| EXERCISE BRIEF |
From the listing below, pull out all lines with "this" in them.

| DATA EXTRACT |
--- start ---

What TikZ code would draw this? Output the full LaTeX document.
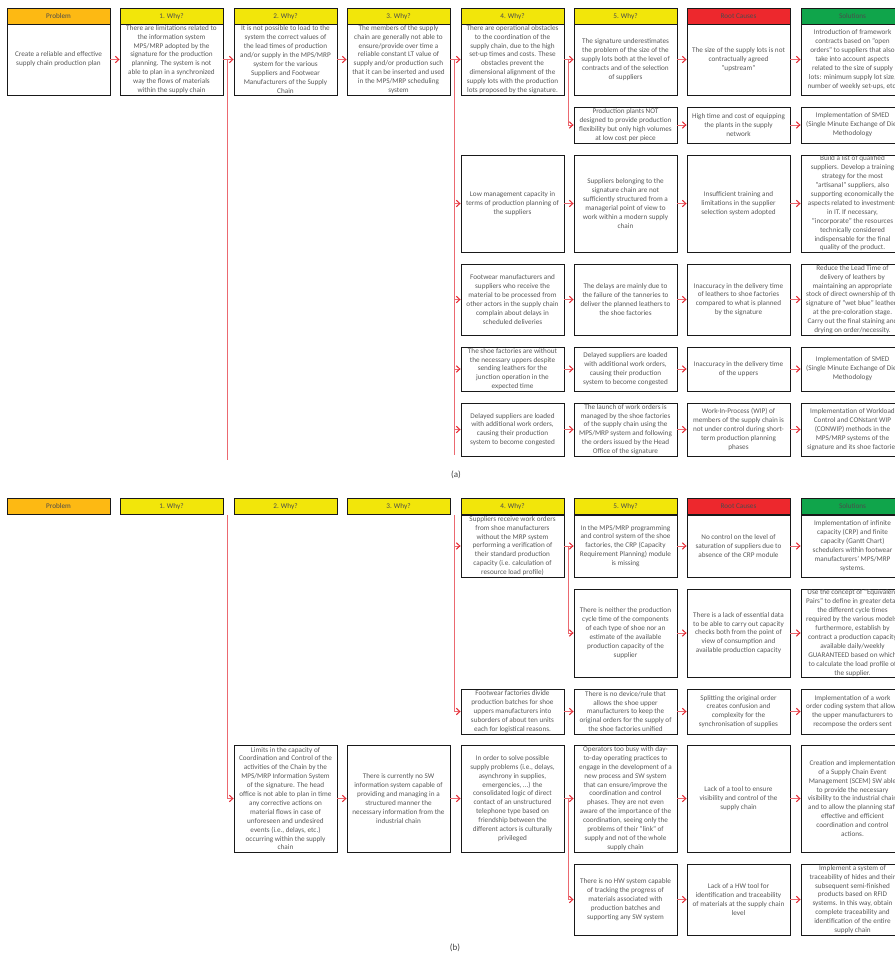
\documentclass[tikz,border=0pt]{standalone}
\usepackage{fontspec}
\setmainfont{Carlito}
\usetikzlibrary{arrows.meta}

\definecolor{probfill}{RGB}{253,185,19}
\definecolor{whyfill}{RGB}{242,230,10}
\definecolor{rootfill}{RGB}{237,40,45}
\definecolor{solfill}{RGB}{16,165,75}
\definecolor{linkpink}{RGB}{235,105,112}
\definecolor{tipred}{RGB}{228,38,48}
\definecolor{boxtext}{RGB}{89,89,89}

% column centres
\def\cP{58.5}
\def\cA{171.5}
\def\cB{285.5}
\def\cC{398.5}
\def\cD{512.5}
\def\cE{625.5}
\def\cR{738.5}
\def\cS{852.5}

% name, x, top, bottom, text
\newcommand{\bodycell}[5]{%
  \node[bodybox, minimum height={(#4-#3)*1pt}] (#1) at (#2, {(#3+#4)/2}) {#5};}

\begin{document}
\begin{tikzpicture}[x=1pt,y=-1pt,
    headbox/.style={draw=black!90, line width=0.9pt, minimum width=103pt,
      minimum height=16.5pt, inner sep=0pt, text=black!70,
      font=\fontsize{7.2}{8.9}\selectfont},
    bodybox/.style={draw=black!90, line width=0.9pt, minimum width=103pt,
      inner sep=0.5pt, align=center, text=boxtext,
      font=\fontsize{7.2}{8.9}\selectfont},
    link/.style={draw=linkpink, line width=1pt},
    arr/.style={link, -{Straight Barb[length=3.5pt,width=6.5pt,color=tipred]}}]

  \useasboundingbox (0,0) rectangle (895,954);
  \clip (0,0) rectangle (895,954);

  % headers of both tables
  \foreach \pn/\yt in {a/8, b/498}
    \foreach \hn/\hx/\hf/\htxt in {p/\cP/probfill/Problem, w1/\cA/whyfill/1. Why?,
        w2/\cB/whyfill/2. Why?, w3/\cC/whyfill/3. Why?, w4/\cD/whyfill/4. Why?,
        w5/\cE/whyfill/5. Why?, rc/\cR/rootfill/Root Causes, so/\cS/solfill/Solutions}
      \node[headbox, fill=\hf] (\pn h-\hn) at (\hx, \yt+8.25) {\htxt};

  % ---------------- (a) ----------------
  \bodycell{a-p}{\cP}{24}{95}{Create a reliable and effective\\supply chain production plan}
  \bodycell{a-w1}{\cA}{24}{95}{There are limitations related to\\the information system\\MPS/MRP adopted by the\\signature for the production\\planning. The system is not\\able to plan in a synchronized\\way the flows of materials\\within the supply chain}
  \bodycell{a-w2}{\cB}{24}{95}{It is not possible to load to the\\system the correct values of\\the lead times of production\\and/or supply in the MPS/MRP\\system for the various\\Suppliers and Footwear\\Manufacturers of the Supply\\Chain}
  \bodycell{a-w3}{\cC}{24}{95}{The members of the supply\\chain are generally not able to\\ensure/provide over time a\\reliable constant LT value of\\supply and/or production such\\that it can be inserted and used\\in the MPS/MRP scheduling\\system}

  \bodycell{a-w4-1}{\cD}{24}{95}{There are operational obstacles\\to the coordination of the\\supply chain, due to the high\\set-up times and costs. These\\obstacles prevent the\\dimensional alignment of the\\supply lots with the production\\lots proposed by the signature.}
  \bodycell{a-w4-2}{\cD}{155}{252}{Low management capacity in\\terms of production planning of\\the suppliers}
  \bodycell{a-w4-3}{\cD}{264}{335}{Footwear manufacturers and\\suppliers who receive the\\material to be processed from\\other actors in the supply chain\\complain about delays in\\scheduled deliveries}
  \bodycell{a-w4-4}{\cD}{347}{391}{The shoe factories are without\\the necessary uppers despite\\sending leathers for the\\junction operation in the\\expected time}
  \bodycell{a-w4-5}{\cD}{403}{456}{Delayed suppliers are loaded\\with additional work orders,\\causing their production\\system to become congested}

  \bodycell{a-w5-1}{\cE}{24}{95}{The signature underestimates\\the problem of the size of the\\supply lots both at the level of\\contracts and of the selection\\of suppliers}
  \bodycell{a-w5-1b}{\cE}{107}{143}{Production plants NOT\\designed to provide production\\flexibility but only high volumes\\at low cost per piece}
  \bodycell{a-w5-2}{\cE}{155}{252}{Suppliers belonging to the\\signature chain are not\\sufficiently structured from a\\managerial point of view to\\work within a modern supply\\chain}
  \bodycell{a-w5-3}{\cE}{264}{335}{The delays are mainly due to\\the failure of the tanneries to\\deliver the planned leathers to\\the shoe factories}
  \bodycell{a-w5-4}{\cE}{347}{391}{Delayed suppliers are loaded\\with additional work orders,\\causing their production\\system to become congested}
  \bodycell{a-w5-5}{\cE}{403}{456}{The launch of work orders is\\managed by the shoe factories\\of the supply chain using the\\MPS/MRP system and following\\the orders issued by the Head\\Office of the signature}

  \bodycell{a-rc-1}{\cR}{24}{95}{The size of the supply lots is not\\contractually agreed\\"upstream"}
  \bodycell{a-rc-1b}{\cR}{107}{143}{High time and cost of equipping\\the plants in the supply\\network}
  \bodycell{a-rc-2}{\cR}{155}{252}{Insufficient training and\\limitations in the supplier\\selection system adopted}
  \bodycell{a-rc-3}{\cR}{264}{335}{Inaccuracy in the delivery time\\of leathers to shoe factories\\compared to what is planned\\by the signature}
  \bodycell{a-rc-4}{\cR}{347}{391}{Inaccuracy in the delivery time\\of the uppers}
  \bodycell{a-rc-5}{\cR}{403}{456}{Work-In-Process (WIP) of\\members of the supply chain is\\not under control during short-\\term production planning\\phases}

  \bodycell{a-so-1}{\cS}{24}{95}{Introduction of framework\\contracts based on "open\\orders" to suppliers that also\\take into account aspects\\related to the size of supply\\lots: minimum supply lot size,\\number of weekly set-ups, etc.}
  \bodycell{a-so-1b}{\cS}{107}{143}{Implementation of SMED\\(Single Minute Exchange of Die)\\Methodology}
  \bodycell{a-so-2}{\cS}{155}{252}{Build a list of qualified\\suppliers. Develop a training\\strategy for the most\\"artisanal" suppliers, also\\supporting economically the\\aspects related to investments\\in IT. If necessary,\\"incorporate" the resources\\technically considered\\indispensable for the final\\quality of the product.}
  \bodycell{a-so-3}{\cS}{264}{335}{Reduce the Lead Time of\\delivery of leathers by\\maintaining an appropriate\\stock of direct ownership of the\\signature of "wet blue" leathers\\at the pre-coloration stage.\\Carry out the final staining and\\drying on order/necessity.}
  \bodycell{a-so-4}{\cS}{347}{391}{Implementation of SMED\\(Single Minute Exchange of Die)\\Methodology}
  \bodycell{a-so-5}{\cS}{403}{456}{Implementation of Workload\\Control and CONstant WIP\\(CONWIP) methods in the\\MPS/MRP systems of the\\signature and its shoe factories}

  \coordinate (a-t1) at (227,460);
  \coordinate (a-t3) at (454,455);
  \draw[arr] (a-p) -- (a-w1);
  \draw[link] (a-w1.east) -| (a-t1);
  \draw[arr] (a-w1) -- (a-w2);
  \draw[arr] (a-w2) -- (a-w3);
  \draw[link] (a-w3.east) -| (a-t3);
  \foreach \r in {1,...,5}
    \draw[arr] (a-w3.east) -- ++(4,0) |- (a-w4-\r.west);
  \foreach \r in {1,...,5}
    \draw[arr] (a-w4-\r) -- (a-w5-\r);
  \draw[arr] (a-w4-1.east) -- ++(4,0) |- (a-w5-1b.west);
  \foreach \r in {1,1b,2,3,4,5} {
    \draw[arr] (a-w5-\r) -- (a-rc-\r);
    \draw[arr] (a-rc-\r) -- (a-so-\r);
  }

  \node[text=black!75, font=\fontsize{9}{10}\selectfont] (capa) at (456,475) {(a)};

  % ---------------- (b) ----------------
  \bodycell{b-w2}{\cB}{745}{852}{Limits in the capacity of\\Coordination and Control of the\\activities of the Chain by the\\MPS/MRP Information System\\of the signature. The head\\office is not able to plan in time\\any corrective actions on\\material flows in case of\\unforeseen and undesired\\events (i.e., delays, etc.)\\occurring within the supply\\chain}
  \bodycell{b-w3}{\cC}{745}{852}{There is currently no SW\\information system capable of\\providing and managing in a\\structured manner the\\necessary information from the\\industrial chain}

  \bodycell{b-w4-1}{\cD}{515}{577}{Suppliers receive work orders\\from shoe manufacturers\\without the MRP system\\performing a verification of\\their standard production\\capacity (i.e. calculation of\\resource load profile)}
  \bodycell{b-w4-3}{\cD}{689}{734}{Footwear factories divide\\production batches for shoe\\uppers manufacturers into\\suborders of about ten units\\each for logistical reasons.}
  \bodycell{b-w4-4}{\cD}{745}{852}{In order to solve possible\\supply problems (i.e., delays,\\asynchrony in supplies,\\emergencies, ...) the\\consolidated logic of direct\\contact of an unstructured\\telephone type based on\\friendship between the\\different actors is culturally\\privileged}

  \bodycell{b-w5-1}{\cE}{515}{577}{In the MPS/MRP programming\\and control system of the shoe\\factories, the CRP (Capacity\\Requirement Planning) module\\is missing}
  \bodycell{b-w5-2}{\cE}{589}{677}{There is neither the production\\cycle time of the components\\of each type of shoe nor an\\estimate of the available\\production capacity of the\\supplier}
  \bodycell{b-w5-3}{\cE}{689}{734}{There is no device/rule that\\allows the shoe upper\\manufacturers to keep the\\original orders for the supply of\\the shoe factories unified}
  \bodycell{b-w5-4}{\cE}{745}{852}{Operators too busy with day-\\to-day operating practices to\\engage in the development of a\\new process and SW system\\that can ensure/improve the\\coordination and control\\phases. They are not even\\aware of the importance of the\\coordination, seeing only the\\problems of their "link" of\\supply and not of the whole\\supply chain}
  \bodycell{b-w5-5}{\cE}{864}{935}{There is no HW system capable\\of tracking the progress of\\materials associated with\\production batches and\\supporting any SW system}

  \bodycell{b-rc-1}{\cR}{515}{577}{No control on the level of\\saturation of suppliers due to\\absence of the CRP module}
  \bodycell{b-rc-2}{\cR}{589}{677}{There is a lack of essential data\\to be able to carry out capacity\\checks both from the point of\\view of consumption and\\available production capacity}
  \bodycell{b-rc-3}{\cR}{689}{734}{Splitting the original order\\creates confusion and\\complexity for the\\synchronisation of supplies}
  \bodycell{b-rc-4}{\cR}{745}{852}{Lack of a tool to ensure\\visibility and control of the\\supply chain}
  \bodycell{b-rc-5}{\cR}{864}{935}{Lack of a HW tool for\\identification and traceability\\of materials at the supply chain\\level}

  \bodycell{b-so-1}{\cS}{515}{577}{Implementation of infinite\\capacity (CRP) and finite\\capacity (Gantt Chart)\\schedulers within footwear\\manufacturers' MPS/MRP\\systems.}
  \bodycell{b-so-2}{\cS}{589}{677}{Use the concept of "Equivalent\\Pairs" to define in greater detail\\the different cycle times\\required by the various models;\\furthermore, establish by\\contract a production capacity\\available daily/weekly\\GUARANTEED based on which\\to calculate the load profile of\\the supplier.}
  \bodycell{b-so-3}{\cS}{689}{734}{Implementation of a work\\order coding system that allows\\the upper manufacturers to\\recompose the orders sent}
  \bodycell{b-so-4}{\cS}{745}{852}{Creation and implementation\\of a Supply Chain Event\\Management (SCEM) SW able\\to provide the necessary\\visibility to the industrial chain\\and to allow the planning staff\\effective and efficient\\coordination and control\\actions.}
  \bodycell{b-so-5}{\cS}{864}{935}{Implement a system of\\traceability of hides and their\\subsequent semi-finished\\products based on RFID\\systems. In this way, obtain\\complete traceability and\\identification of the entire\\supply chain}

  \coordinate (b-s1) at (227,515);
  \coordinate (b-s3) at (454,515);
  \draw[arr] (b-s1) |- (b-w2.west);
  \draw[arr] (b-w2) -- (b-w3);
  \draw[arr] (b-s3) |- (b-w4-1.west);
  \draw[arr] (b-s3) |- (b-w4-3.west);
  \draw[arr] (b-w3) -- (b-w4-4);
  \foreach \r in {1,3,4}
    \draw[arr] (b-w4-\r) -- (b-w5-\r);
  \draw[arr] (b-w4-1.east) -- ++(4,0) |- (b-w5-2.west);
  \draw[arr] (b-w4-4.east) -- ++(4,0) |- (b-w5-5.west);
  \foreach \r in {1,...,5} {
    \draw[arr] (b-w5-\r) -- (b-rc-\r);
    \draw[arr] (b-rc-\r) -- (b-so-\r);
  }

  \node[text=black!75, font=\fontsize{9}{10}\selectfont] (capb) at (455,948) {(b)};
\end{tikzpicture}
\end{document}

--- end ---

| SOLUTION TO THE EXERCISE |
What TikZ code would draw this? Output the full LaTeX document.
  \bodycell{b-so-5}{\cS}{864}{935}{Implement a system of\\traceability of hides and their\\subsequent semi-finished\\products based on RFID\\systems. In this way, obtain\\complete traceability and\\identification of the entire\\supply chain}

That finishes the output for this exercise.